COLLECTED MATERIAL:
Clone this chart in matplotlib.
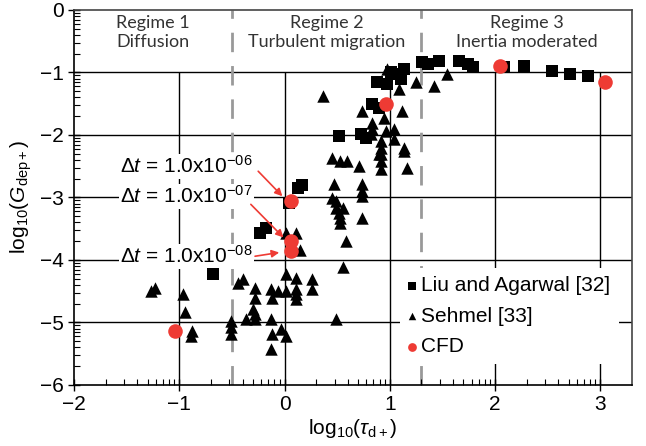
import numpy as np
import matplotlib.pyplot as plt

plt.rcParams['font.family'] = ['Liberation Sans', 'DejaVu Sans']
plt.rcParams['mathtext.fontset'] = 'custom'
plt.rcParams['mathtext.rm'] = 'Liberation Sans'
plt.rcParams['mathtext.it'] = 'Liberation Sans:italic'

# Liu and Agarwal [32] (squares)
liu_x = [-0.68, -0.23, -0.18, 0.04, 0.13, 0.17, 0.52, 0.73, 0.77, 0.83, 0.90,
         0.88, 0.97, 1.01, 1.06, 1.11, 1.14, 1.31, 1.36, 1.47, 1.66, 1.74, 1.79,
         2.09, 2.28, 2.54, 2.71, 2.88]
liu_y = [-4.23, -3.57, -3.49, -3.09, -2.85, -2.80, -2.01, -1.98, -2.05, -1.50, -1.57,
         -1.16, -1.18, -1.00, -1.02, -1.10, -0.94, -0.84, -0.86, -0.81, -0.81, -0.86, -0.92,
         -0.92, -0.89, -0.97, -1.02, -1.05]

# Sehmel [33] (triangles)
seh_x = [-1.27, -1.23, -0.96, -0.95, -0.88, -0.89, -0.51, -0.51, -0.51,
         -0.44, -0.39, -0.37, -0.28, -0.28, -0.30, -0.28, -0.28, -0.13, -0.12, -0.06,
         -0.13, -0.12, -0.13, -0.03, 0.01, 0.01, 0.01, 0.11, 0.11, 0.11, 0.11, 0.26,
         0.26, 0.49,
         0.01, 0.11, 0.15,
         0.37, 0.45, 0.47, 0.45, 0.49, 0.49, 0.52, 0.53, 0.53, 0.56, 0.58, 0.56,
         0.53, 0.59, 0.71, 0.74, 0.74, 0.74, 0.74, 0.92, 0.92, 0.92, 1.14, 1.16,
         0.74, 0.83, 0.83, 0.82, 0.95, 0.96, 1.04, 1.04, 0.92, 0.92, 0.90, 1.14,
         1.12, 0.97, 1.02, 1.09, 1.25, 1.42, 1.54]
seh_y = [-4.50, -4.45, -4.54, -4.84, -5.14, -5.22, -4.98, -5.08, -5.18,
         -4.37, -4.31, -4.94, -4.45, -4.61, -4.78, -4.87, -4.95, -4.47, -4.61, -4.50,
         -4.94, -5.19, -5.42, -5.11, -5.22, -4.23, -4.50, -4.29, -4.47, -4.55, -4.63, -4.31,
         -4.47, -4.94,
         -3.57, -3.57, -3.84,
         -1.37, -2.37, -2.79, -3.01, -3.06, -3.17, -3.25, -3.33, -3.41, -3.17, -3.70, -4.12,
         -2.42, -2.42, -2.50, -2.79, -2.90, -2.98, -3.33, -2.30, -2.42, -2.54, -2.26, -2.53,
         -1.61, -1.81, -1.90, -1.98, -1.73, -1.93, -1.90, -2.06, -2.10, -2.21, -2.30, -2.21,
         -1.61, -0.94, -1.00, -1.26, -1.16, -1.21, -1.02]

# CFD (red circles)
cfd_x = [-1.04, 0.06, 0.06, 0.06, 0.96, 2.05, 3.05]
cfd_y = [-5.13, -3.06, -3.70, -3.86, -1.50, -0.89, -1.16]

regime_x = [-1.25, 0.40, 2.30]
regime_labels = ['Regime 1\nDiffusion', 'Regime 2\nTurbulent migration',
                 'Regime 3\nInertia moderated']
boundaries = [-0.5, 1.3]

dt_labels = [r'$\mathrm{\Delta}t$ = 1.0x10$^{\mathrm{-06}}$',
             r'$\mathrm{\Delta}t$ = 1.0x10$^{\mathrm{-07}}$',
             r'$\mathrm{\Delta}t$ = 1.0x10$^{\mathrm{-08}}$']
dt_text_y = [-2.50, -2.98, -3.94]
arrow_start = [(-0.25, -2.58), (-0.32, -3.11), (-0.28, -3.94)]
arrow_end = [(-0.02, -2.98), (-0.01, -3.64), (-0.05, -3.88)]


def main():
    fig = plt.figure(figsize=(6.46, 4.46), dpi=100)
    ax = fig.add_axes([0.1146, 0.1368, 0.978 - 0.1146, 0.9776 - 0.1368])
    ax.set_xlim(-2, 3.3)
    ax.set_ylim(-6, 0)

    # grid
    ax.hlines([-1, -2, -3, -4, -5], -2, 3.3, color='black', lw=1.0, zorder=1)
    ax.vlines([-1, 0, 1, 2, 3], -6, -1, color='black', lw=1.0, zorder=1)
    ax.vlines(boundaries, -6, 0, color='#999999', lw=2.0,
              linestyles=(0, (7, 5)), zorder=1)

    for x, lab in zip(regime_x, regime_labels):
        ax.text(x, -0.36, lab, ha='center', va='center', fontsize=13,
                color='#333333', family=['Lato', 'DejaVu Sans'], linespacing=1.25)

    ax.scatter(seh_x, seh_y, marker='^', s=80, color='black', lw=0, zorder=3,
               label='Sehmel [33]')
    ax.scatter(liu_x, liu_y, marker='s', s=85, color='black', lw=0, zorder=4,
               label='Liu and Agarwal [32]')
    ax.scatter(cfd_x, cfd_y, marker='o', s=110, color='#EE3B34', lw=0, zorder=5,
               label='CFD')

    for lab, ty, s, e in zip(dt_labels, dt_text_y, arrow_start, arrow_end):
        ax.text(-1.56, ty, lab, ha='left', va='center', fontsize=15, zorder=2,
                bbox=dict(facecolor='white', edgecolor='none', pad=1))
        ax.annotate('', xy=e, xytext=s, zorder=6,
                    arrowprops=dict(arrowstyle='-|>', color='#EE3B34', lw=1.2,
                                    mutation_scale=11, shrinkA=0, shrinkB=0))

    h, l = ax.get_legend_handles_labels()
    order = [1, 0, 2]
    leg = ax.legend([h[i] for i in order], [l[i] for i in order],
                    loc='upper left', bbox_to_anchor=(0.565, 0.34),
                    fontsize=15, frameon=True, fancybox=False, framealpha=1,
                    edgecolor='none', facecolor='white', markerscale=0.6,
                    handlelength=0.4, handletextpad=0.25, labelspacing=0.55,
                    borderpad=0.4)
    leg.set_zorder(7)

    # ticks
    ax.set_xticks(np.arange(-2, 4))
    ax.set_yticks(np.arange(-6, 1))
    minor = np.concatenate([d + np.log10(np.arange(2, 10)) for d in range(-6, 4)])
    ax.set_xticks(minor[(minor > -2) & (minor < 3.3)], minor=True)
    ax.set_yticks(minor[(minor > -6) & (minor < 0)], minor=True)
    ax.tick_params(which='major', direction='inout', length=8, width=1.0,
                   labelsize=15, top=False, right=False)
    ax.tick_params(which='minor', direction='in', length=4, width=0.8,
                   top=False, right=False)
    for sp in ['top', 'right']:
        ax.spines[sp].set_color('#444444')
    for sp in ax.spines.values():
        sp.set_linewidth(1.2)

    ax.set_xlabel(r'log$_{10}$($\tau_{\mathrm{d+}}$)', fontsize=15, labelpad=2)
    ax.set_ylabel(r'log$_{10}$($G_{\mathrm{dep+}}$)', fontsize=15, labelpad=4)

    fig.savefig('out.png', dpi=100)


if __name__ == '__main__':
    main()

STATED PROBLEM: Begin at the first line of the material and copy each line exactly through the one containing "-0.92, -0.89, -0.97, -1.02, -1.05]". Omit pictures.

CORRECT OUTPUT:
Clone this chart in matplotlib.
import numpy as np
import matplotlib.pyplot as plt

plt.rcParams['font.family'] = ['Liberation Sans', 'DejaVu Sans']
plt.rcParams['mathtext.fontset'] = 'custom'
plt.rcParams['mathtext.rm'] = 'Liberation Sans'
plt.rcParams['mathtext.it'] = 'Liberation Sans:italic'

# Liu and Agarwal [32] (squares)
liu_x = [-0.68, -0.23, -0.18, 0.04, 0.13, 0.17, 0.52, 0.73, 0.77, 0.83, 0.90,
         0.88, 0.97, 1.01, 1.06, 1.11, 1.14, 1.31, 1.36, 1.47, 1.66, 1.74, 1.79,
         2.09, 2.28, 2.54, 2.71, 2.88]
liu_y = [-4.23, -3.57, -3.49, -3.09, -2.85, -2.80, -2.01, -1.98, -2.05, -1.50, -1.57,
         -1.16, -1.18, -1.00, -1.02, -1.10, -0.94, -0.84, -0.86, -0.81, -0.81, -0.86, -0.92,
         -0.92, -0.89, -0.97, -1.02, -1.05]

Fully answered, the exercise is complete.